With the Town’s interest, Burke set out to find SBU researchers with expertise in measuring the changes over time of the size and migration of the herd.  He found Dr. Heather Lynch, Assoc. Professor, and Lisa Prowant, PhD Candidate in the Department of Ecology. They reported on a variety of sampling techniques for observing animals by people or devices. Lisa had collected data on small animals on LI.

 Burke also found Dr. Joseph Mitchell, Professor of Statistics & Applied Mathematics.  He had developed and published sampling and analysis techniques for geometrical distributions that can characterize animal migrations.

These SBU Ecology and Statistics faculty would be interested in supervising a multiyear research study by a graduate student. Funding of the project would be an issue with costs of $100,000 a year for several years.

The SBU faculty suggested a review of a deer study done at Brookhaven National Laboratory. A meeting with Dr. Timothy Greene, Director of Environmental Compliance at BNL, provided a demonstration of a potentially practical model. Lisa Prowant guided a very productive session.
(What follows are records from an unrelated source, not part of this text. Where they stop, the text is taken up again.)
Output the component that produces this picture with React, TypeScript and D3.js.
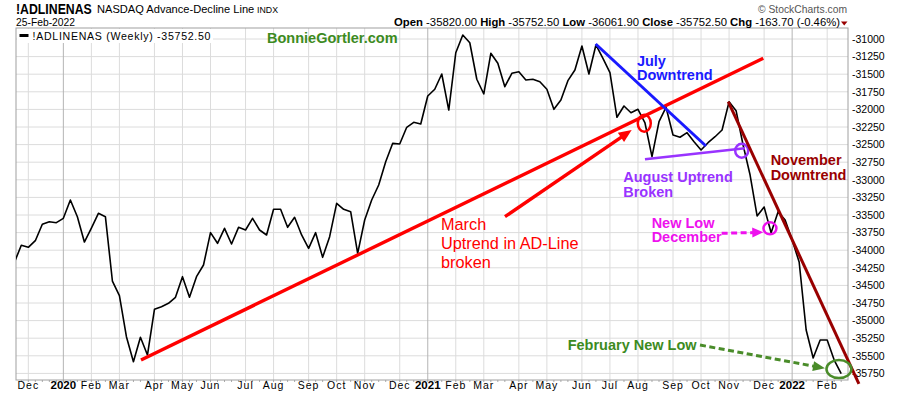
import React from "react";
import * as d3 from "d3";

const W = 900;
const H = 396;

// Weekly bars (week-start Mondays) beginning 18-Nov-2019
const firstWeek = new Date(2019, 10, 18);
const adValues = [
  -34176, -33930, -33959, -33865, -33632, -33595, -33609, -33547, -33287, -33524,
  -33884, -33685, -33476, -33524, -34438, -34646, -35229, -35584, -35237, -35489,
  -34839, -34803, -34754, -34669, -34376, -34669, -34376, -34210, -33751, -33902,
  -33689, -33912, -33675, -33713, -33547, -33713, -33784, -33419, -33419, -33675,
  -33533, -33784, -33973, -33751, -34101, -33808, -33334, -33419, -33453, -34044,
  -33571, -33287, -33074, -32743, -32482, -32491, -32254, -32183, -32207, -31810,
  -31714, -31497, -32009, -31195, -30943, -31053, -31572, -31781, -31203, -31345,
  -31678, -31487, -31464, -31582, -31572, -31607, -31714, -31999, -31866, -31592,
  -31440, -31099, -31497, -31085, -31274, -31479, -32112, -31952, -32047, -31999,
  -32193, -32672, -32175, -31970, -32364, -32396, -32331, -32459, -32577, -32473,
  -32388, -32293, -31891, -32018, -32506, -32932, -33514, -33386, -33751, -33453,
  -33571, -33855, -34168, -35134, -35531, -35276, -35276, -35560, -35752.5,
];

const yTickValues = [
  -31000, -31250, -31500, -31750, -32000, -32250, -32500, -32750, -33000, -33250,
  -33500, -33750, -34000, -34250, -34500, -34750, -35000, -35250, -35500, -35750,
];

const monthStarts = [
  "2019-12-01", "2020-01-01", "2020-02-01", "2020-03-01", "2020-04-01", "2020-05-01",
  "2020-06-01", "2020-07-01", "2020-08-01", "2020-09-01", "2020-10-01", "2020-11-01",
  "2020-12-01", "2021-01-01", "2021-02-01", "2021-03-01", "2021-04-01", "2021-05-01",
  "2021-06-01", "2021-07-01", "2021-08-01", "2021-09-01", "2021-10-01", "2021-11-01",
  "2021-12-01", "2022-01-01", "2022-02-01",
];

// Annotation geometry in data space: [week index, value]
const redTrend = [[18.08, -35560], [106.88, -31274]];
const redArrow = [[70.02, -33524], [88.1, -32293]];
const redCircle = [89.9, -32197];
const julyLine = [[82.96, -31071], [98.7, -32520]];
const augLine = [[90.0, -32709], [104.27, -32552]];
const augCircle = [103.8, -32587];
const novLine = [[101.88, -31891], [120.53, -35900]];
const decArrow = [[100.94, -33760], [106.88, -33746]];
const decCircle = [107.83, -33689];
const febArrow = [[97.85, -35347], [115.68, -35677]];
const febEllipse = [117.68, -35688];

const labels = [
  { pos: [88.85, -31379], lines: ["July", "Downtrend"], color: "#1a1aff", bold: true },
  { pos: [86.9, -33027], lines: ["August Uptrend", "Broken"], color: "#9933ff", bold: true },
  { pos: [107.93, -32790], lines: ["November", "Downtrend"], color: "#990000", bold: true },
  { pos: [90.95, -33680], lines: ["New Low", "December"], color: "#ee11ee", bold: true },
  { pos: [78.97, -35418], lines: ["February New Low"], color: "#3d8b1e", bold: true },
  { pos: [60.89, -33713], lines: ["March", "Uptrend in AD-Line", "broken"], color: "#ff0000", bold: false },
];

const FONT = "'Liberation Sans', Arial, Helvetica, sans-serif";

const PL = 16, PR = 848, PT = 28, PB = 380;

export default function App() {
  const dates = adValues.map((_, i) => d3.timeDay.offset(firstWeek, 7 * i));
  const x = d3.scaleLinear().domain([0, 118]).range([14.3, 841.2]);
  const y = d3.scaleLinear().domain([-30843.75, -35843.75]).range([PT, PB]);

  const line = d3
    .line<number>()
    .x((_, i) => x(i))
    .y((d) => y(d));

  const parse = d3.timeParse("%Y-%m-%d");
  const months = monthStarts.map((s) => {
    const d = parse(s)!;
    const idx = dates.findIndex((w) => w >= d);
    const isYear = d.getMonth() === 0;
    return { idx, label: isYear ? d3.timeFormat("%Y")(d) : d3.timeFormat("%b")(d), isYear };
  });

  const P = (p: number[]) => [x(p[0]), y(p[1])];
  const seg = (s: number[][], props: any) => {
    const a = P(s[0]);
    const b = P(s[1]);
    return <line x1={a[0]} y1={a[1]} x2={b[0]} y2={b[1]} {...props} />;
  };
  const arrowHead = (s: number[][], color: string, len: number, wid: number) => {
    const a = P(s[0]);
    const b = P(s[1]);
    const ang = Math.atan2(b[1] - a[1], b[0] - a[0]);
    const bx = b[0] - len * Math.cos(ang);
    const by = b[1] - len * Math.sin(ang);
    const nx = -Math.sin(ang) * wid / 2;
    const ny = Math.cos(ang) * wid / 2;
    return (
      <polygon points={`${b[0]},${b[1]} ${bx + nx},${by + ny} ${bx - nx},${by - ny}`} fill={color} />
    );
  };
  const shortSeg = (s: number[][], cut: number) => {
    const a = P(s[0]);
    const b = P(s[1]);
    const ang = Math.atan2(b[1] - a[1], b[0] - a[0]);
    return [[a[0], a[1]], [b[0] - cut * Math.cos(ang), b[1] - cut * Math.sin(ang)]];
  };

  const redA = shortSeg(redArrow, 8);
  const decA = shortSeg(decArrow, 9);
  const febA = shortSeg(febArrow, 10);

  return (
    <svg width={W} height={H} style={{ position: "absolute", left: 0, top: 0, background: "#fff" }} fontFamily={FONT}>
      <rect x={0} y={0} width={W} height={H} fill="#fff" />
      <defs>
        <clipPath id="plot">
          <rect x={PL} y={PT} width={PR - PL} height={PB - PT} />
        </clipPath>
      </defs>

      {/* grid */}
      {yTickValues.map((v) => (
        <line key={v} x1={PL} x2={PR} y1={y(v)} y2={y(v)} stroke="#dcdcdc" strokeWidth={1} />
      ))}
      {months.map((m) => (
        <line key={m.idx} x1={x(m.idx)} x2={x(m.idx)} y1={PT} y2={PB} stroke={m.isYear ? "#b4b4b4" : "#dcdcdc"} strokeWidth={1} />
      ))}
      {dates.map((_, i) =>
        x(i) >= PL && x(i) <= PR ? (
          <line key={"t" + i} x1={x(i)} x2={x(i)} y1={PB} y2={PB + 2} stroke="#aaa" strokeWidth={1} />
        ) : null
      )}
      <rect x={PL} y={PT} width={PR - PL} height={PB - PT} fill="none" stroke="#a0a0a0" strokeWidth={1} />

      {/* data line */}
      <path d={line(adValues) || ""} fill="none" stroke="#000" strokeWidth={1.6} clipPath="url(#plot)" strokeLinejoin="round" />

      {/* legend */}
      <rect x={17} y={29} width={196} height={14} fill="#fff" />
      <line x1={19.5} x2={28.5} y1={35.5} y2={35.5} stroke="#000" strokeWidth={3} />
      <text x={32.5} y={39.5} fontSize={10.6} textLength={178} lengthAdjust="spacing" fill="#000">
        !ADLINENAS (Weekly) -35752.50
      </text>
      <text x={267} y={43} fontSize={14.5} fontWeight="bold" fill="#3d8b1e">BonnieGortler.com</text>

      {/* y axis labels */}
      {yTickValues.map((v) => (
        <text key={"yl" + v} x={852} y={y(v) + 3.8} fontSize={10.5} fill="#000">{v}</text>
      ))}

      {/* x axis labels */}
      {months.map((m) => (
        <text
          key={"xl" + m.idx}
          x={x(m.idx)}
          y={388.5}
          fontSize={m.isYear ? 11.5 : 10.5}
          fontWeight={m.isYear ? "bold" : "normal"}
          textAnchor="middle"
          letterSpacing={m.isYear ? 0 : 1}
          fill="#000"
        >
          {m.label}
        </text>
      ))}

      {/* header */}
      <g transform="translate(16,14) scale(1,1.25)">
        <text x={0} y={0} fontSize={12.3} fontWeight="bold">!ADLINENAS</text>
      </g>
      <text x={97} y={13} fontSize={11.1}>NASDAQ Advance-Decline Line</text>
      <text x={257} y={13} fontSize={8.8}>INDX</text>
      <text x={16} y={26} fontSize={10.3}>25-Feb-2022</text>
      <text x={840} y={26} fontSize={11.3} textAnchor="end" fill="#000">
        <tspan fontWeight="bold">Open</tspan> -35820.00 <tspan fontWeight="bold">High</tspan> -35752.50{" "}
        <tspan fontWeight="bold">Low</tspan> -36061.90 <tspan fontWeight="bold">Close</tspan> -35752.50{" "}
        <tspan fontWeight="bold">Chg</tspan> -163.70 (-0.46%)
      </text>
      <polygon points="841,21.5 847.5,21.5 844.2,25.5" fill="#990000" />
      <text x={847} y={13} fontSize={10.3} textAnchor="end" fill="#555" textLength={89} lengthAdjust="spacing">© StockCharts.com</text>

      {/* annotations */}
      {seg(redTrend, { stroke: "#ff0000", strokeWidth: 3.4 })}
      <line x1={redA[0][0]} y1={redA[0][1]} x2={redA[1][0]} y2={redA[1][1]} stroke="#ff0000" strokeWidth={3.4} />
      {arrowHead(redArrow, "#ff0000", 13, 11)}
      <ellipse cx={P(redCircle)[0]} cy={P(redCircle)[1]} rx={6.5} ry={8.5} fill="none" stroke="#ff0000" strokeWidth={2.5} />

      {seg(julyLine, { stroke: "#1a1aff", strokeWidth: 3 })}
      {seg(augLine, { stroke: "#9933ff", strokeWidth: 2.6 })}
      <ellipse cx={P(augCircle)[0]} cy={P(augCircle)[1]} rx={6.5} ry={7} fill="none" stroke="#9933ff" strokeWidth={2.5} />

      {seg(novLine, { stroke: "#990000", strokeWidth: 3 })}

      <line x1={decA[0][0]} y1={decA[0][1]} x2={decA[1][0]} y2={decA[1][1]} stroke="#ee11ee" strokeWidth={3} strokeDasharray="6,3.5" />
      {arrowHead(decArrow, "#ee11ee", 11, 10)}
      <ellipse cx={P(decCircle)[0]} cy={P(decCircle)[1]} rx={6.5} ry={6} fill="none" stroke="#ee11ee" strokeWidth={2.5} />

      <line x1={febA[0][0]} y1={febA[0][1]} x2={febA[1][0]} y2={febA[1][1]} stroke="#4a8c2a" strokeWidth={3} strokeDasharray="6,3.5" />
      {arrowHead(febArrow, "#4a8c2a", 12, 10)}
      <ellipse cx={P(febEllipse)[0]} cy={P(febEllipse)[1]} rx={12.5} ry={9} fill="none" stroke="#4a8c2a" strokeWidth={2.5} />

      {labels.map((l, k) => {
        const p = P(l.pos);
        const lh = l.bold ? 14.8 : 19;
        return (
          <text key={"lab" + k} x={p[0]} y={p[1]} fill={l.color} fontSize={l.bold ? 14.5 : 16.3} fontWeight={l.bold ? "bold" : "normal"}>
            {l.lines.map((t, j) => (
              <tspan key={j} x={p[0]} y={p[1] + j * lh}>{t}</tspan>
            ))}
          </text>
        );
      })}
    </svg>
  );
}
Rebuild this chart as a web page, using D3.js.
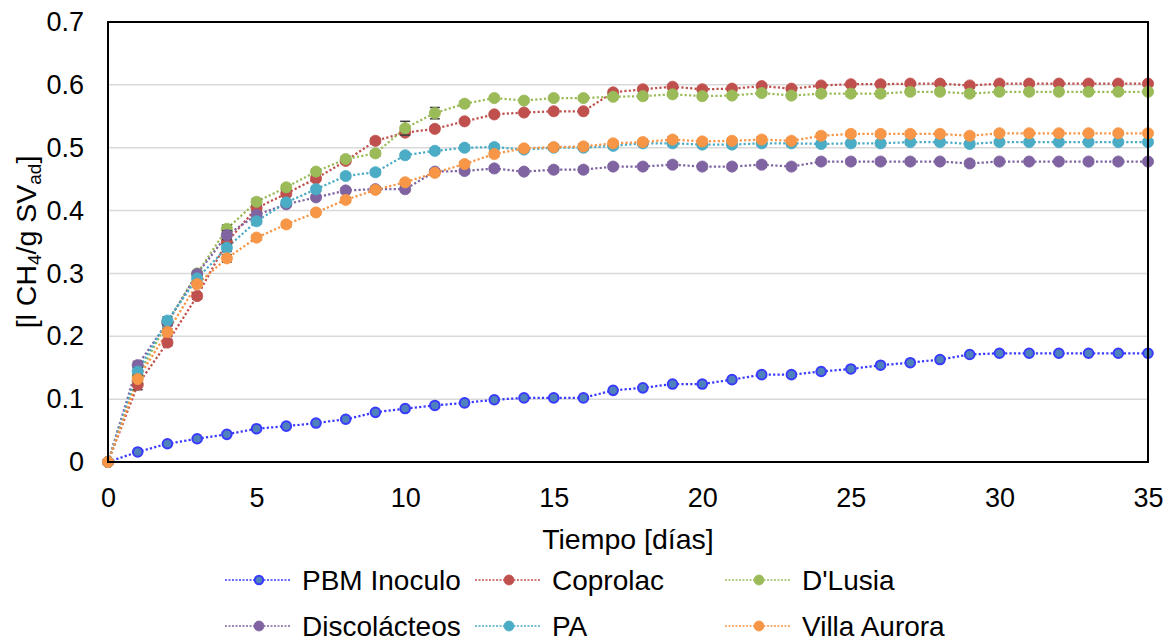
<!DOCTYPE html>
<html>
<head>
<meta charset="utf-8">
<script src="https://cdn.jsdelivr.net/npm/d3@7"></script>
<style>
  body { margin: 0; background: #fff; }
  text { font-family: "Liberation Sans", Arial, sans-serif; fill: #000; }
</style>
</head>
<body>
<div id="chart"></div>
<script>
// days (x values)
var days = [0,1,2,3,4,5,6,7,8,9,10,11,12,13,14,15,16,17,18,19,20,21,22,23,24,25,26,27,28,29,30,31,32,33,34,35];

var xTicks = [0,5,10,15,20,25,30,35];
var yTicks = [0,0.1,0.2,0.3,0.4,0.5,0.6,0.7];

var seriesNames = ["PBM Inoculo","Coprolac","D'Lusia","Discolácteos","PA","Villa Aurora"];

var pbmInoculo = [0,0.016,0.029,0.037,0.044,0.053,0.057,0.062,0.068,0.079,0.085,0.090,0.094,0.099,0.102,0.102,0.102,0.114,0.118,0.124,0.124,0.131,0.139,0.139,0.144,0.148,0.154,0.158,0.163,0.171,0.173,0.173,0.173,0.173,0.173,0.173];
var coprolac   = [0,0.123,0.190,0.264,0.350,0.404,0.427,0.451,0.479,0.511,0.524,0.530,0.542,0.553,0.556,0.558,0.558,0.588,0.593,0.597,0.593,0.594,0.598,0.594,0.599,0.601,0.601,0.602,0.602,0.599,0.602,0.602,0.602,0.602,0.602,0.602];
var dLusia     = [0,0.136,0.222,0.300,0.371,0.414,0.437,0.462,0.482,0.491,0.531,0.555,0.570,0.579,0.575,0.579,0.579,0.581,0.582,0.585,0.582,0.583,0.587,0.583,0.586,0.586,0.586,0.589,0.589,0.586,0.589,0.589,0.589,0.589,0.589,0.589];
var discolacteos = [0,0.154,0.222,0.299,0.361,0.393,0.410,0.421,0.432,0.434,0.434,0.462,0.463,0.467,0.462,0.465,0.465,0.470,0.470,0.473,0.470,0.470,0.473,0.470,0.478,0.478,0.478,0.478,0.478,0.475,0.478,0.478,0.478,0.478,0.478,0.478];
var pa         = [0,0.144,0.225,0.292,0.341,0.383,0.413,0.434,0.455,0.461,0.488,0.495,0.500,0.501,0.497,0.500,0.500,0.503,0.507,0.507,0.505,0.505,0.507,0.507,0.506,0.507,0.507,0.509,0.509,0.506,0.509,0.509,0.509,0.509,0.509,0.509];
var villaAurora = [0,0.132,0.207,0.283,0.324,0.357,0.378,0.397,0.417,0.433,0.445,0.460,0.474,0.490,0.499,0.501,0.502,0.507,0.509,0.513,0.510,0.511,0.513,0.511,0.519,0.522,0.522,0.522,0.522,0.519,0.523,0.523,0.523,0.523,0.523,0.523];

// error bar half-widths (estimated)
var pbmErr   = [0,0.002,0.002,0.002,0.003,0.002,0.002,0.003,0.002,0.002,0.003,0.002,0.002,0.002,0.002,0.002,0.002,0.002,0.002,0.002,0.002,0.002,0.003,0.003,0.002,0.002,0.002,0.002,0.002,0.002,0.002,0.002,0.002,0.002,0.002,0.002];
var coprErr  = [0,0.008,0.005,0.005,0.007,0.005,0.004,0.004,0.004,0.004,0.004,0.004,0.003,0.003,0.003,0.003,0.003,0.004,0.003,0.003,0.003,0.003,0.003,0.003,0.003,0.003,0.003,0.003,0.004,0.004,0.003,0.003,0.003,0.003,0.003,0.003];
var dlusErr  = [0,0.006,0.005,0.004,0.006,0.005,0.004,0.004,0.004,0.004,0.011,0.009,0.004,0.003,0.003,0.003,0.003,0.004,0.004,0.003,0.003,0.003,0.003,0.003,0.004,0.004,0.004,0.004,0.004,0.004,0.003,0.003,0.003,0.003,0.003,0.003];
var discErr  = [0,0.006,0.005,0.004,0.007,0.005,0.004,0.004,0.004,0.004,0.004,0.004,0.004,0.004,0.004,0.004,0.004,0.004,0.004,0.004,0.004,0.004,0.004,0.004,0.004,0.004,0.004,0.004,0.004,0.004,0.003,0.003,0.003,0.003,0.003,0.003];
var paErr    = [0,0.006,0.006,0.004,0.006,0.004,0.004,0.004,0.004,0.004,0.004,0.004,0.004,0.004,0.004,0.004,0.004,0.004,0.004,0.004,0.004,0.004,0.004,0.004,0.004,0.004,0.004,0.004,0.004,0.004,0.003,0.003,0.003,0.003,0.003,0.003];
var villErr  = [0,0.006,0.005,0.004,0.006,0.004,0.004,0.004,0.004,0.004,0.004,0.004,0.004,0.004,0.004,0.004,0.004,0.004,0.004,0.004,0.004,0.004,0.004,0.004,0.004,0.004,0.004,0.004,0.004,0.004,0.003,0.003,0.003,0.003,0.003,0.003];

var seriesValues = [pbmInoculo, coprolac, dLusia, discolacteos, pa, villaAurora];
var seriesErrors = [pbmErr, coprErr, dlusErr, discErr, paErr, villErr];
var lineColors   = ["#3a3aff","#c0504d","#9bbb59","#8064a2","#4bacc6","#f79646"];
var fillColors   = ["#4f81bd","#c0504d","#9bbb59","#8064a2","#4bacc6","#f79646"];
var strokeColors = ["#3a3aff","#c0504d","#9bbb59","#8064a2","#4bacc6","#f79646"];

// set the dimensions and margins of the graph
var margin = {top: 22, right: 28, bottom: 181, left: 108},
    width = 1176 - margin.left - margin.right,
    height = 643 - margin.top - margin.bottom;

var root = d3.select("#chart")
  .append("svg")
    .attr("width", 1176)
    .attr("height", 643);

var svg = root.append("g")
    .attr("transform", "translate(" + margin.left + "," + margin.top + ")");

var x = d3.scaleLinear().domain([0, 35]).range([0, width]);
var y = d3.scaleLinear().domain([0, 0.7]).range([height, 0]);

// gridlines
svg.append("g")
  .selectAll("line")
  .data(yTicks.slice(1))
  .enter().append("line")
    .attr("x1", 0).attr("x2", width)
    .attr("y1", function(d) { return y(d); })
    .attr("y2", function(d) { return y(d); })
    .attr("stroke", "#d9d9d9")
    .attr("stroke-width", 1.5);

// axes (labels only, no tick marks)
var yAxis = svg.append("g")
  .call(d3.axisLeft(y).tickValues(yTicks).tickSize(0).tickPadding(24)
    .tickFormat(function(d) { return d === 0 ? "0" : d.toFixed(1); }));
yAxis.select(".domain").remove();
yAxis.selectAll("text").style("font-size", "27px").style("font-family", "'Liberation Sans', Arial, sans-serif");

var xAxis = svg.append("g")
  .attr("transform", "translate(0," + height + ")")
  .call(d3.axisBottom(x).tickValues(xTicks).tickSize(0).tickPadding(26)
    .tickFormat(d3.format("d")));
xAxis.select(".domain").remove();
xAxis.selectAll("text").style("font-size", "27px").style("font-family", "'Liberation Sans', Arial, sans-serif");

// series lines
var line = d3.line()
  .x(function(d, i) { return x(days[i]); })
  .y(function(d) { return y(d); });

seriesValues.forEach(function(vals, s) {
  svg.append("path")
    .datum(vals)
    .attr("fill", "none")
    .attr("stroke", lineColors[s])
    .attr("stroke-width", 2.25)
    .attr("stroke-dasharray", "2.2,2.2")
    .attr("d", line);
});

// error bars + markers, series by series
seriesValues.forEach(function(vals, s) {
  var g = svg.append("g");
  var err = seriesErrors[s];
  var pts = vals.map(function(v, i) { return {x: days[i], v: v, e: err[i]}; });
  var eb = g.selectAll(".eb").data(pts.filter(function(d) { return d.e > 0; }))
    .enter().append("g").attr("class", "eb")
    .attr("stroke", "#404040").attr("stroke-width", 1.5);
  eb.append("line")
    .attr("x1", function(d) { return x(d.x); }).attr("x2", function(d) { return x(d.x); })
    .attr("y1", function(d) { return y(d.v - d.e); }).attr("y2", function(d) { return y(d.v + d.e); });
  eb.append("line")
    .attr("x1", function(d) { return x(d.x) - 5; }).attr("x2", function(d) { return x(d.x) + 5; })
    .attr("y1", function(d) { return y(d.v + d.e); }).attr("y2", function(d) { return y(d.v + d.e); });
  eb.append("line")
    .attr("x1", function(d) { return x(d.x) - 5; }).attr("x2", function(d) { return x(d.x) + 5; })
    .attr("y1", function(d) { return y(d.v - d.e); }).attr("y2", function(d) { return y(d.v - d.e); });
  g.selectAll("circle").data(pts)
    .enter().append("circle")
      .attr("cx", function(d) { return x(d.x); })
      .attr("cy", function(d) { return y(d.v); })
      .attr("r", s === 0 ? 4.8 : 5.6)
      .attr("fill", fillColors[s])
      .attr("stroke", strokeColors[s])
      .attr("stroke-width", s === 0 ? 2 : 0.8);
});

// plot frame
svg.append("rect")
  .attr("x", 0).attr("y", 0)
  .attr("width", width).attr("height", height)
  .attr("fill", "none")
  .attr("stroke", "#000")
  .attr("stroke-width", 2);

// axis titles
root.append("text")
  .attr("x", margin.left + width / 2)
  .attr("y", 549)
  .attr("text-anchor", "middle")
  .style("font-size", "28.5px")
  .text("Tiempo [días]");

var yl = root.append("text")
  .attr("transform", "translate(36," + (margin.top + height / 2) + ") rotate(-90)")
  .attr("text-anchor", "middle")
  .style("font-size", "28.5px");
yl.append("tspan").text("[l CH");
yl.append("tspan").attr("baseline-shift", "-25%").style("font-size", "19px").text("4");
yl.append("tspan").text("/g SV");
yl.append("tspan").attr("baseline-shift", "-25%").style("font-size", "19px").text("ad");
yl.append("tspan").text("]");

// legend
var legendCols = [225, 475, 725];
var legendRows = [580, 626];
seriesNames.forEach(function(name, s) {
  var lx = legendCols[s % 3], ly = legendRows[Math.floor(s / 3)];
  var lg = root.append("g").attr("transform", "translate(" + lx + "," + ly + ")");
  lg.append("line")
    .attr("x1", 0).attr("x2", 66).attr("y1", 0).attr("y2", 0)
    .attr("stroke", lineColors[s]).attr("stroke-width", 1.5)
    .attr("stroke-dasharray", "2,1.5");
  lg.append("circle")
    .attr("cx", 34).attr("cy", 0).attr("r", s === 0 ? 4.2 : 5)
    .attr("fill", fillColors[s]).attr("stroke", strokeColors[s])
    .attr("stroke-width", s === 0 ? 2 : 0.8);
  lg.append("text")
    .attr("x", 77).attr("y", 9.5)
    .style("font-size", "28px")
    .text(name);
});
</script>
</body>
</html>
The ideal time to count deer is one hour before sunset and one-half hour after. (Early morning delivered spotty appearances, and night time presented hazards to staff and deer-flashlights are illegal!). The area is divided into zones of effort using aerial maps. Teams of people (2 per zone) walk or drive through each zone and count; this is done three times over 7 to 10 days in the Spring and again in the Fall.

In year one, the Spring census would show a population reflecting an increase in newborns; the Fall census would provide a base line of the surviving herd.  In year two, the spring census establishes the effectiveness of the culling program: The percentage by which the herd was reduced; shifts in population concentration.

With access to this geographic system with correct layers, it is possible to begin the process of analysis—whether as part of a graduate program yet to be determined. The Town can now make some decisions with information from SBU.